Why Do We Make a Good Match but Still Feel Something’s Missing?
Even strong relationships have gaps in understanding. Differences in communication styles, coping strategies, or life experiences can create moments of disconnect. These gaps don’t mean you’re incompatible—they mean you’re human. Relationships aren’t about eliminating every difference but learning how to navigate them with care.
Try Asking for What You Want
It sounds simple, but many misunderstandings come from unspoken expectations. Instead of waiting for your partner to guess your needs, express them clearly and kindly. Honest communication removes assumptions and opens the door for mutual support.
Listen with Curiosity Instead of Judgment
When your partner opens up about their feelings, your first instinct might be to correct them, defend yourself, or point out your own perspective. While that reaction is understandable, it often shuts down real communication. Instead, pause and choose curiosity over judgment.

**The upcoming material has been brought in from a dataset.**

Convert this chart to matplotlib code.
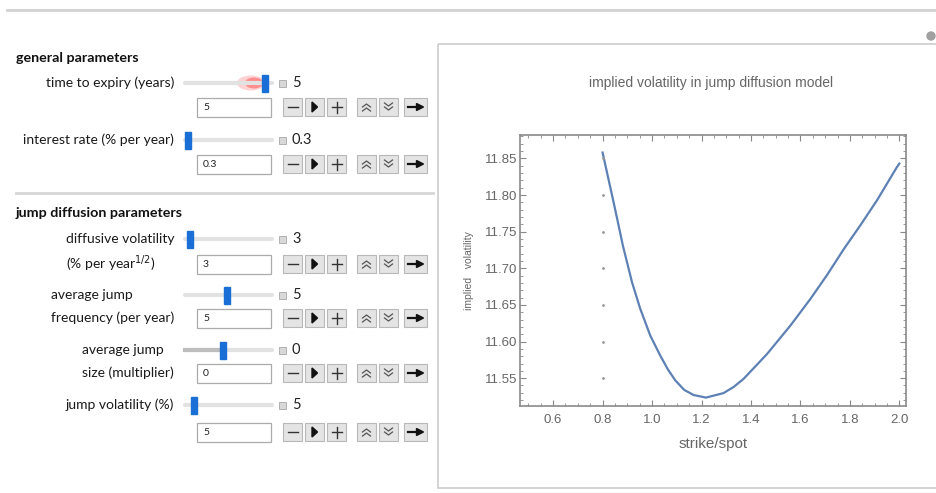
import matplotlib
matplotlib.use("Agg")
import matplotlib.pyplot as plt
from matplotlib.patches import Rectangle, Ellipse
from matplotlib.ticker import MultipleLocator

# Daten der Kurve
strike = [0.80, 0.84, 0.86, 0.882, 0.919, 0.952, 0.993, 1.033, 1.064, 1.094,
          1.13, 1.168, 1.218, 1.289, 1.33, 1.37, 1.465, 1.56, 1.64, 1.708,
          1.775, 1.843, 1.91, 1.99, 2.0]
impvol = [11.858, 11.797, 11.766, 11.731, 11.681, 11.645, 11.608, 11.581,
          11.562, 11.547, 11.534, 11.527, 11.5235, 11.5296, 11.538, 11.549,
          11.583, 11.622, 11.658, 11.691, 11.726, 11.759, 11.793, 11.838,
          11.843]

x_ticks = [0.6, 0.8, 1.0, 1.2, 1.4, 1.6, 1.8, 2.0]
y_ticks = [11.55, 11.60, 11.65, 11.70, 11.75, 11.80, 11.85]

# Steuerelemente
sections = ["general parameters", "jump diffusion parameters"]
labels = ["time to expiry (years)", "interest rate (% per year)",
          "diffusive volatility\n(% per year$^{1/2}$)",
          "average jump\nfrequency (per year)",
          "average jump\nsize (multiplier)", "jump volatility (%)"]
values = ["5", "0.3", "3", "5", "0", "5"]
slider_pos = [0.95, 0.0, 0.02, 0.48, 0.43, 0.07]

W, H = 936, 493
fig = plt.figure(figsize=(W / 100, H / 100), dpi=100)
fig.patch.set_facecolor("white")

# Hintergrund-Achse in Pixelkoordinaten
bg = fig.add_axes([0, 0, 1, 1], zorder=0)
bg.set_xlim(0, W)
bg.set_ylim(H, 0)
bg.axis("off")

ui_font = "Lato"
bg.plot([7, W], [10, 10], color="#d2d2d2", lw=2)
bg.add_patch(Rectangle((438, 44), 520, 444, fill=False, ec="#d0d0d0", lw=1.3))
bg.add_patch(Ellipse((931, 36), 8, 8, color="#a0a0a0"))
bg.plot([16, 433], [193, 193], color="#d6d6d6", lw=2)

bg.text(16, 58, sections[0], fontsize=10.3, fontweight="bold", family=ui_font,
        va="center", color="#111")
bg.text(16, 213, sections[1], fontsize=10.3, fontweight="bold", family=ui_font,
        va="center", color="#111")

slider_y = [83, 140, 239, 295, 350, 405]
box_y = [107, 164, 264, 318, 373, 432]
track_x0, track_x1 = 185, 272
renderer = fig.canvas.get_renderer()
lab_size = 10

for i, lab in enumerate(labels):
    sy, by = slider_y[i], box_y[i]
    lines = lab.split("\n")
    if len(lines) == 1:
        bg.text(174, sy, lab, ha="right", va="center", fontsize=lab_size,
                family=ui_font, color="#1a1a1a")
    else:
        t1 = bg.text(0, sy, lines[0], ha="left", va="center", fontsize=lab_size,
                     family=ui_font, color="#1a1a1a")
        t2 = bg.text(0, by, lines[1], ha="left", va="center", fontsize=lab_size,
                     family=ui_font, color="#1a1a1a")
        wpx = max(t.get_window_extent(renderer).width for t in (t1, t2))
        left = 174 - wpx
        t1.set_x(left)
        t2.set_x(left)

    # Schieberegler
    bg.plot([track_x0, track_x1], [sy, sy], color="#e2e2e2", lw=3,
            solid_capstyle="round")
    tx = track_x0 + 3 + slider_pos[i] * (track_x1 - track_x0 - 6)
    if i == 4:
        bg.plot([track_x0, tx], [sy, sy], color="#bdbdbd", lw=3)
    if i == 0:
        bg.add_patch(Ellipse((tx - 14, sy), 28, 15, color="#ff5050", alpha=0.25, lw=0))
        bg.add_patch(Ellipse((tx - 11, sy), 18, 11, color="#ff3838", alpha=0.45, lw=0))
    bg.add_patch(Rectangle((tx - 3, sy - 8.5), 6, 17, color="#1a6fd6", zorder=3))

    # kleines Symbol und Wert
    bg.add_patch(Rectangle((279, sy - 3.5), 7, 7, fc="#d8d8d8", ec="#a8a8a8", lw=0.6))
    bg.text(292, sy, values[i], ha="left", va="center", fontsize=10.5,
            family=ui_font, color="#222")

    # Eingabefeld
    bg.add_patch(Rectangle((197, by - 9.5), 74, 19, fc="white", ec="#ababab", lw=0.9))
    bg.text(203, by + 0.5, values[i], ha="left", va="center", fontsize=7.5,
            family=ui_font, color="#222")

    # Knoepfe
    btns = [(283, 19), (305, 19), (327, 19), (357, 19), (379, 19), (404, 23)]
    for bx, bw in btns:
        bg.add_patch(Rectangle((bx, by - 9), bw, 18, fc="#e4e4e4", ec="#b8b8b8", lw=0.8))
    cx = [b[0] + b[1] / 2 for b in btns]
    bg.plot([cx[0] - 5, cx[0] + 5], [by, by], color="#333", lw=1.0)
    bg.add_patch(plt.Polygon([[cx[1] - 2.5, by - 5], [cx[1] + 3, by], [cx[1] - 2.5, by + 5]],
                             color="#111"))
    bg.plot([cx[2] - 5, cx[2] + 5], [by, by], color="#333", lw=1.0)
    bg.plot([cx[2], cx[2]], [by - 5.5, by + 5.5], color="#333", lw=1.0)
    for d in (-3, 1):
        bg.plot([cx[3] - 4, cx[3], cx[3] + 4], [by + d + 3, by + d, by + d + 3],
                color="#555", lw=0.9)
        bg.plot([cx[4] - 4, cx[4], cx[4] + 4], [by + d - 1, by + d + 2, by + d - 1],
                color="#555", lw=0.9)
    bg.plot([cx[5] - 8, cx[5] + 3], [by, by], color="#111", lw=1.6)
    bg.add_patch(plt.Polygon([[cx[5] + 1, by - 3.5], [cx[5] + 8, by], [cx[5] + 1, by + 3.5]],
                             color="#111"))

# Diagramm
ax = fig.add_axes([520 / W, 1 - 406 / H, 386 / W, 271 / H], zorder=2)
ax.plot(strike, impvol, color="#5e81b5", lw=1.6)
ax.plot([0.8] * len(y_ticks), y_ticks, ls="none", marker="o", ms=1.0,
        color="#999")
ax.set_xlim(0.466, 2.027)
ax.set_ylim(11.512, 11.882)
ax.set_xticks(x_ticks)
ax.set_xticklabels([f"{v:.1f}" for v in x_ticks])
ax.set_yticks(y_ticks)
ax.set_yticklabels([f"{v:.2f}" for v in y_ticks])
ax.xaxis.set_minor_locator(MultipleLocator(0.05))
ax.yaxis.set_minor_locator(MultipleLocator(0.01))
ax.tick_params(which="both", direction="in", top=True, right=True,
               color="#888", labelcolor="#666", labelsize=9.5)
ax.tick_params(which="major", length=4, width=0.8)
ax.tick_params(which="minor", length=2.2, width=0.6)
ax.tick_params(axis="x", pad=6)
ax.tick_params(axis="y", pad=2)
for sp in ax.spines.values():
    sp.set_color("#8a8a8a")
    sp.set_linewidth(1.2)
for t in ax.get_xticklabels() + ax.get_yticklabels():
    t.set_family("Liberation Sans")

ax.set_xlabel("strike/spot", fontsize=11, color="#666", family="Liberation Sans",
              labelpad=8)
ax.set_ylabel("implied   volatility", fontsize=7.5, color="#666",
              family="Liberation Sans", labelpad=8)
bg.text(711, 83, "implied volatility in jump diffusion model", ha="center",
        va="center", fontsize=10, color="#666", family="Liberation Sans")

fig.savefig("out.png", dpi=100)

Listening with curiosity means asking questions like, “Can you help me understand what you mean?” or “What’s most important to you right now?” This approach sends a powerful message: “Your feelings matter to me.” When your partner feels safe to express themselves, tension softens, and conversations become opportunities for deeper connection—not arguments.
Trying Understanding Before Being Understood
In heated moments, the natural impulse is to defend yourself or explain your side right away. But this often escalates tension rather than resolving it. Instead, take a pause and fully listen to your partner first—even if you disagree. Ask clarifying questions, repeat back what you heard, and validate their feelings.
When your partner feels heard, their defenses lower, and the conversation shifts from a battle to a dialogue. This doesn’t mean you ignore your own perspective—it means you create space for theirs first. That simple act of prioritizing understanding builds trust and makes it far more likely they’ll want to hear your side too.
Respect Differences
Your partner’s way of thinking or feeling isn’t wrong—it’s theirs. Respecting differences means acknowledging that love can coexist with disagreement. This mindset helps you approach conflict as a team, rather than opponents. Sometimes, the gaps feel too wide to bridge alone—and that’s okay. A counselor can provide tools to improve communication and understanding in ways that strengthen your relationship, not diminish it. Asking for help is an investment in your future together.